Quote all lines below exactly. Images stay out.
BEGIN
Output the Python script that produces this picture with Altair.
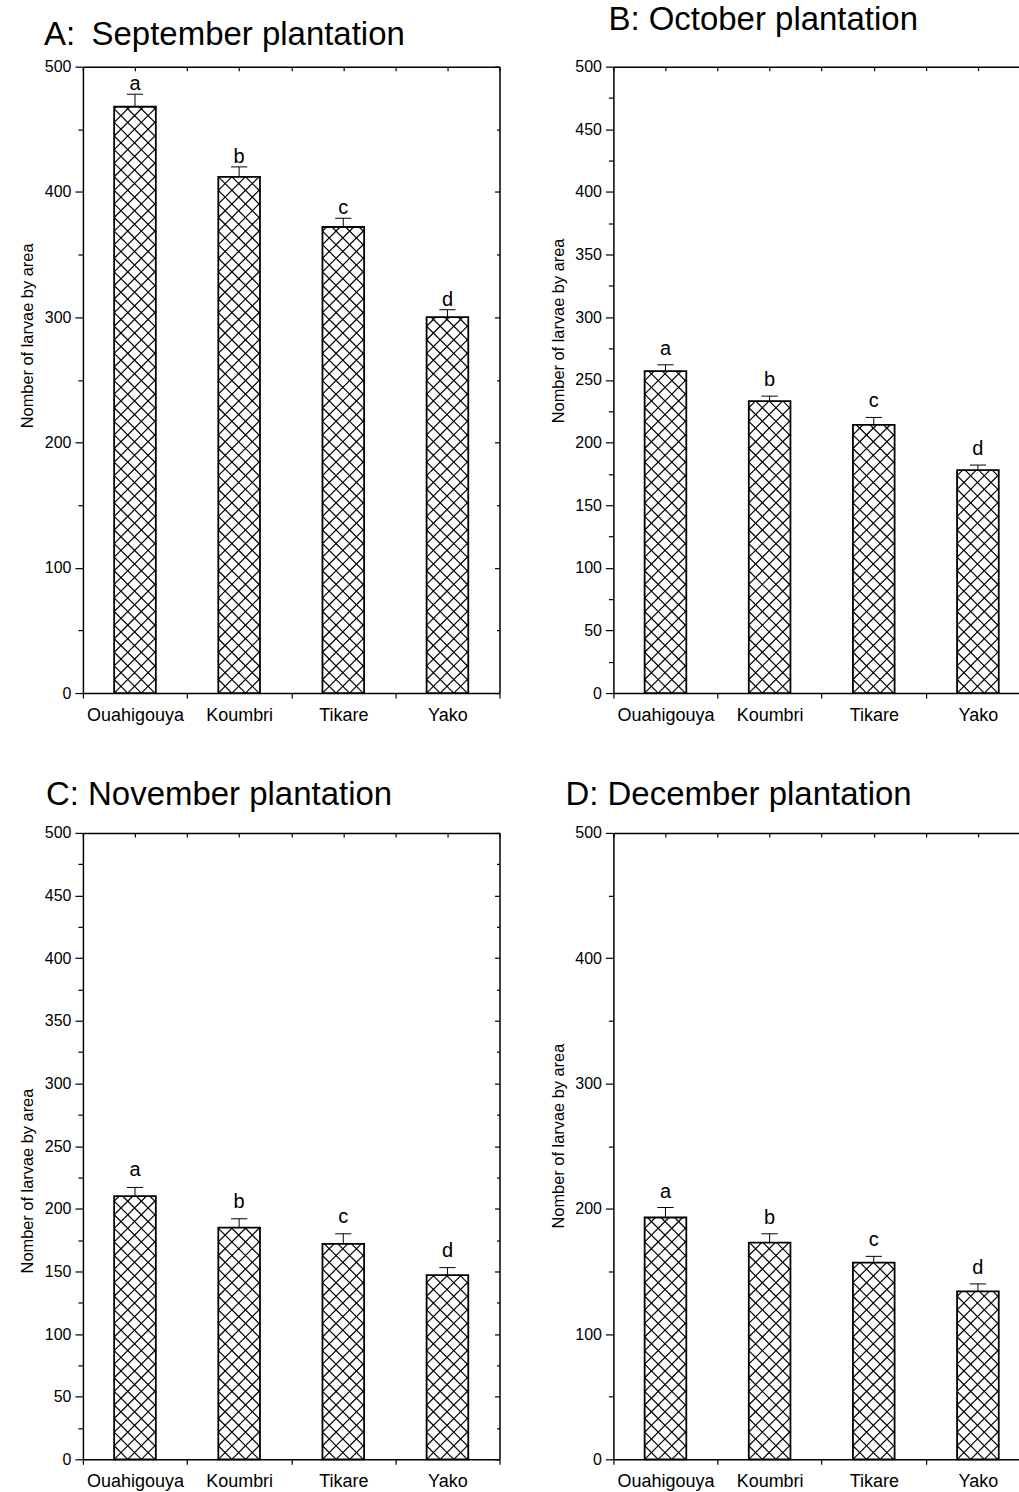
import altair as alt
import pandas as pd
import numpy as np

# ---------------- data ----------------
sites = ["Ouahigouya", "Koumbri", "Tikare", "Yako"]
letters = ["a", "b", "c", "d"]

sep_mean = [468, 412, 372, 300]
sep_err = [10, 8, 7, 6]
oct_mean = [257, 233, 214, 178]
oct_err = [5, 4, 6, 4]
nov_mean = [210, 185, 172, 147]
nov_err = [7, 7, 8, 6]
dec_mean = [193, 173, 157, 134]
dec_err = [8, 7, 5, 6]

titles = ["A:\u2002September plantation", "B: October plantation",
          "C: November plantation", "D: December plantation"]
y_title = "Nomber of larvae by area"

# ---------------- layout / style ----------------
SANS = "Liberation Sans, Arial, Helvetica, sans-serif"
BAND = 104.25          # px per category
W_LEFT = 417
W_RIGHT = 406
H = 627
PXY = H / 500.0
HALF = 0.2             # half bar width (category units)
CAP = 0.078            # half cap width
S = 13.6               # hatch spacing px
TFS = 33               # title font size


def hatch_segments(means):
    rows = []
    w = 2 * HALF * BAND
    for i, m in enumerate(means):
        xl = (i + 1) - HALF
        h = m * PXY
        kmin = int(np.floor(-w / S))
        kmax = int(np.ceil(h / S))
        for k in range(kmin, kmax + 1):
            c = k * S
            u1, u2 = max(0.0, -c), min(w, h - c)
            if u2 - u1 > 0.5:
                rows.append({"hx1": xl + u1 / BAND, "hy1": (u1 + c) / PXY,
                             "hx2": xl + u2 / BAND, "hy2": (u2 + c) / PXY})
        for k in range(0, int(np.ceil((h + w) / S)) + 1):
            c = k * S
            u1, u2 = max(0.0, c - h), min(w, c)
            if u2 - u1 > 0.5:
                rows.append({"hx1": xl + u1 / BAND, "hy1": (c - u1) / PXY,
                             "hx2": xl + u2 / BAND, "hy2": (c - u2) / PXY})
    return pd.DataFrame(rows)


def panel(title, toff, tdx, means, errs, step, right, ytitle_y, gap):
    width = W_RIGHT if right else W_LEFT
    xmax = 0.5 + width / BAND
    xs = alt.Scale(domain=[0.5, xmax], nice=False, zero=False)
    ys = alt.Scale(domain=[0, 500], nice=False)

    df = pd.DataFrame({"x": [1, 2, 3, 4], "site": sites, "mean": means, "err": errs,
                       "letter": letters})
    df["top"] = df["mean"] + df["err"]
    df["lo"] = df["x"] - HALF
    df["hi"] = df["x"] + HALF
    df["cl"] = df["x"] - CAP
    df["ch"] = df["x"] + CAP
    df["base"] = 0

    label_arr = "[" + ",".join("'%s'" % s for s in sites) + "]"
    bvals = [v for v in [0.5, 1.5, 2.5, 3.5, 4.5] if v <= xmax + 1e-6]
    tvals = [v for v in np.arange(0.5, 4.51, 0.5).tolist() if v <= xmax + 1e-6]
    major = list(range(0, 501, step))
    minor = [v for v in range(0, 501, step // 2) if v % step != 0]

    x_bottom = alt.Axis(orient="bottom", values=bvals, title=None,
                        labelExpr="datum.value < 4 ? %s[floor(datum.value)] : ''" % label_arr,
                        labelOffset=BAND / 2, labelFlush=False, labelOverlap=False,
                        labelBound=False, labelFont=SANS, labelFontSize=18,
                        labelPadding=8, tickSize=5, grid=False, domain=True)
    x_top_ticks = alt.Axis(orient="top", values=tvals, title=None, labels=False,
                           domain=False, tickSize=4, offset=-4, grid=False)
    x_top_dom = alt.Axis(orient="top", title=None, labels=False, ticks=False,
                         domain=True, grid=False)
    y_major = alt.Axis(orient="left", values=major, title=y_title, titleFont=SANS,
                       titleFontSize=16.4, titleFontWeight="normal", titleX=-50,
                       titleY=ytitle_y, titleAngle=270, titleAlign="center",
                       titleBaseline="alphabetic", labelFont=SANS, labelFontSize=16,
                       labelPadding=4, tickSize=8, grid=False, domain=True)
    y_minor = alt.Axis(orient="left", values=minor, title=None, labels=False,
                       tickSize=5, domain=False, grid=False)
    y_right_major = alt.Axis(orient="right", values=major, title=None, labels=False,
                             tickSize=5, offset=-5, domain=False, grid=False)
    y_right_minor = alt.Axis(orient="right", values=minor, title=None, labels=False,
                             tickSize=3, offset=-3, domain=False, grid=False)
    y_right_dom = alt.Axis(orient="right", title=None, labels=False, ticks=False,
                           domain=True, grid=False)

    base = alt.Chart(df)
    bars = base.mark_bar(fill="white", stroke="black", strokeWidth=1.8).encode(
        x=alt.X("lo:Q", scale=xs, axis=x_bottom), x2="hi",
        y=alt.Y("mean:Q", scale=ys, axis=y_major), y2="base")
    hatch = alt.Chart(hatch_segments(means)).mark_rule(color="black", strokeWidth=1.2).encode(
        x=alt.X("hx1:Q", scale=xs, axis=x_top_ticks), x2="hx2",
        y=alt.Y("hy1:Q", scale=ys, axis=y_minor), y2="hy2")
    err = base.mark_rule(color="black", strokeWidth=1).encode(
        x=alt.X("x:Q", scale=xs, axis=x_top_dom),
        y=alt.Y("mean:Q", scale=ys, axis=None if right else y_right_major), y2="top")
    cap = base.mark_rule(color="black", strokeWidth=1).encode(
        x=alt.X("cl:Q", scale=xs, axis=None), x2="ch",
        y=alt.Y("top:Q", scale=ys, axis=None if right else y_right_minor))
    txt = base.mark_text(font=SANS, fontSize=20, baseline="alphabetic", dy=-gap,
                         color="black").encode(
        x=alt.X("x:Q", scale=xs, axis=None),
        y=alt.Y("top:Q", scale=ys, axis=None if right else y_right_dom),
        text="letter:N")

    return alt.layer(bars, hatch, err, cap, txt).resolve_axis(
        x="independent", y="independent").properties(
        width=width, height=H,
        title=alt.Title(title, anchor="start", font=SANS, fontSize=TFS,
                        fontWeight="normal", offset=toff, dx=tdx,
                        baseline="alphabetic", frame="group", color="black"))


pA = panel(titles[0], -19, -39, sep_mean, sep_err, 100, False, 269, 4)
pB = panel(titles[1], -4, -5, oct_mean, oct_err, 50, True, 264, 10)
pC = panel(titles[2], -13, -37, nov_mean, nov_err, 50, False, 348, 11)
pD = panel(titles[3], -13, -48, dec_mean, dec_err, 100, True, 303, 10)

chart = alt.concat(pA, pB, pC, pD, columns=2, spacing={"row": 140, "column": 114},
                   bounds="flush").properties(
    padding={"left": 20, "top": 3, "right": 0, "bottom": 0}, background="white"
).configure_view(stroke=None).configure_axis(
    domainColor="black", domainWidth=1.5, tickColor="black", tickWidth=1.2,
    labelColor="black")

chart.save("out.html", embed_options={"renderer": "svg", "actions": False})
END
Written response:
Output the Python script that produces this picture with Altair.
import altair as alt
import pandas as pd
import numpy as np

# ---------------- data ----------------
sites = ["Ouahigouya", "Koumbri", "Tikare", "Yako"]
letters = ["a", "b", "c", "d"]

sep_mean = [468, 412, 372, 300]
sep_err = [10, 8, 7, 6]
oct_mean = [257, 233, 214, 178]
oct_err = [5, 4, 6, 4]
nov_mean = [210, 185, 172, 147]
nov_err = [7, 7, 8, 6]
dec_mean = [193, 173, 157, 134]
dec_err = [8, 7, 5, 6]

titles = ["A:\u2002September plantation", "B: October plantation",
          "C: November plantation", "D: December plantation"]
y_title = "Nomber of larvae by area"

# ---------------- layout / style ----------------
SANS = "Liberation Sans, Arial, Helvetica, sans-serif"
BAND = 104.25          # px per category
W_LEFT = 417
W_RIGHT = 406
H = 627
PXY = H / 500.0
HALF = 0.2             # half bar width (category units)
CAP = 0.078            # half cap width
S = 13.6               # hatch spacing px
TFS = 33               # title font size


def hatch_segments(means):
    rows = []
    w = 2 * HALF * BAND
    for i, m in enumerate(means):
        xl = (i + 1) - HALF
        h = m * PXY
        kmin = int(np.floor(-w / S))
        kmax = int(np.ceil(h / S))
        for k in range(kmin, kmax + 1):
            c = k * S
            u1, u2 = max(0.0, -c), min(w, h - c)
            if u2 - u1 > 0.5:
                rows.append({"hx1": xl + u1 / BAND, "hy1": (u1 + c) / PXY,
                             "hx2": xl + u2 / BAND, "hy2": (u2 + c) / PXY})
        for k in range(0, int(np.ceil((h + w) / S)) + 1):
            c = k * S
            u1, u2 = max(0.0, c - h), min(w, c)
            if u2 - u1 > 0.5:
                rows.append({"hx1": xl + u1 / BAND, "hy1": (c - u1) / PXY,
                             "hx2": xl + u2 / BAND, "hy2": (c - u2) / PXY})
    return pd.DataFrame(rows)


def panel(title, toff, tdx, means, errs, step, right, ytitle_y, gap):
    width = W_RIGHT if right else W_LEFT
    xmax = 0.5 + width / BAND
    xs = alt.Scale(domain=[0.5, xmax], nice=False, zero=False)
    ys = alt.Scale(domain=[0, 500], nice=False)

    df = pd.DataFrame({"x": [1, 2, 3, 4], "site": sites, "mean": means, "err": errs,
                       "letter": letters})
    df["top"] = df["mean"] + df["err"]
    df["lo"] = df["x"] - HALF
    df["hi"] = df["x"] + HALF
    df["cl"] = df["x"] - CAP
    df["ch"] = df["x"] + CAP
    df["base"] = 0

    label_arr = "[" + ",".join("'%s'" % s for s in sites) + "]"
    bvals = [v for v in [0.5, 1.5, 2.5, 3.5, 4.5] if v <= xmax + 1e-6]
    tvals = [v for v in np.arange(0.5, 4.51, 0.5).tolist() if v <= xmax + 1e-6]
    major = list(range(0, 501, step))
    minor = [v for v in range(0, 501, step // 2) if v % step != 0]

    x_bottom = alt.Axis(orient="bottom", values=bvals, title=None,
                        labelExpr="datum.value < 4 ? %s[floor(datum.value)] : ''" % label_arr,
                        labelOffset=BAND / 2, labelFlush=False, labelOverlap=False,
                        labelBound=False, labelFont=SANS, labelFontSize=18,
                        labelPadding=8, tickSize=5, grid=False, domain=True)
    x_top_ticks = alt.Axis(orient="top", values=tvals, title=None, labels=False,
                           domain=False, tickSize=4, offset=-4, grid=False)
    x_top_dom = alt.Axis(orient="top", title=None, labels=False, ticks=False,
                         domain=True, grid=False)
    y_major = alt.Axis(orient="left", values=major, title=y_title, titleFont=SANS,
                       titleFontSize=16.4, titleFontWeight="normal", titleX=-50,
                       titleY=ytitle_y, titleAngle=270, titleAlign="center",
                       titleBaseline="alphabetic", labelFont=SANS, labelFontSize=16,
                       labelPadding=4, tickSize=8, grid=False, domain=True)
    y_minor = alt.Axis(orient="left", values=minor, title=None, labels=False,
                       tickSize=5, domain=False, grid=False)
    y_right_major = alt.Axis(orient="right", values=major, title=None, labels=False,
                             tickSize=5, offset=-5, domain=False, grid=False)
    y_right_minor = alt.Axis(orient="right", values=minor, title=None, labels=False,
                             tickSize=3, offset=-3, domain=False, grid=False)
    y_right_dom = alt.Axis(orient="right", title=None, labels=False, ticks=False,
                           domain=True, grid=False)

    base = alt.Chart(df)
    bars = base.mark_bar(fill="white", stroke="black", strokeWidth=1.8).encode(
        x=alt.X("lo:Q", scale=xs, axis=x_bottom), x2="hi",
        y=alt.Y("mean:Q", scale=ys, axis=y_major), y2="base")
    hatch = alt.Chart(hatch_segments(means)).mark_rule(color="black", strokeWidth=1.2).encode(
        x=alt.X("hx1:Q", scale=xs, axis=x_top_ticks), x2="hx2",
        y=alt.Y("hy1:Q", scale=ys, axis=y_minor), y2="hy2")
    err = base.mark_rule(color="black", strokeWidth=1).encode(
        x=alt.X("x:Q", scale=xs, axis=x_top_dom),
        y=alt.Y("mean:Q", scale=ys, axis=None if right else y_right_major), y2="top")
    cap = base.mark_rule(color="black", strokeWidth=1).encode(
        x=alt.X("cl:Q", scale=xs, axis=None), x2="ch",
        y=alt.Y("top:Q", scale=ys, axis=None if right else y_right_minor))
    txt = base.mark_text(font=SANS, fontSize=20, baseline="alphabetic", dy=-gap,
                         color="black").encode(
        x=alt.X("x:Q", scale=xs, axis=None),
        y=alt.Y("top:Q", scale=ys, axis=None if right else y_right_dom),
        text="letter:N")

    return alt.layer(bars, hatch, err, cap, txt).resolve_axis(
        x="independent", y="independent").properties(
        width=width, height=H,
        title=alt.Title(title, anchor="start", font=SANS, fontSize=TFS,
                        fontWeight="normal", offset=toff, dx=tdx,
                        baseline="alphabetic", frame="group", color="black"))


pA = panel(titles[0], -19, -39, sep_mean, sep_err, 100, False, 269, 4)
pB = panel(titles[1], -4, -5, oct_mean, oct_err, 50, True, 264, 10)
pC = panel(titles[2], -13, -37, nov_mean, nov_err, 50, False, 348, 11)
pD = panel(titles[3], -13, -48, dec_mean, dec_err, 100, True, 303, 10)

chart = alt.concat(pA, pB, pC, pD, columns=2, spacing={"row": 140, "column": 114},
                   bounds="flush").properties(
    padding={"left": 20, "top": 3, "right": 0, "bottom": 0}, background="white"
).configure_view(stroke=None).configure_axis(
    domainColor="black", domainWidth=1.5, tickColor="black", tickWidth=1.2,
    labelColor="black")

chart.save("out.html", embed_options={"renderer": "svg", "actions": False})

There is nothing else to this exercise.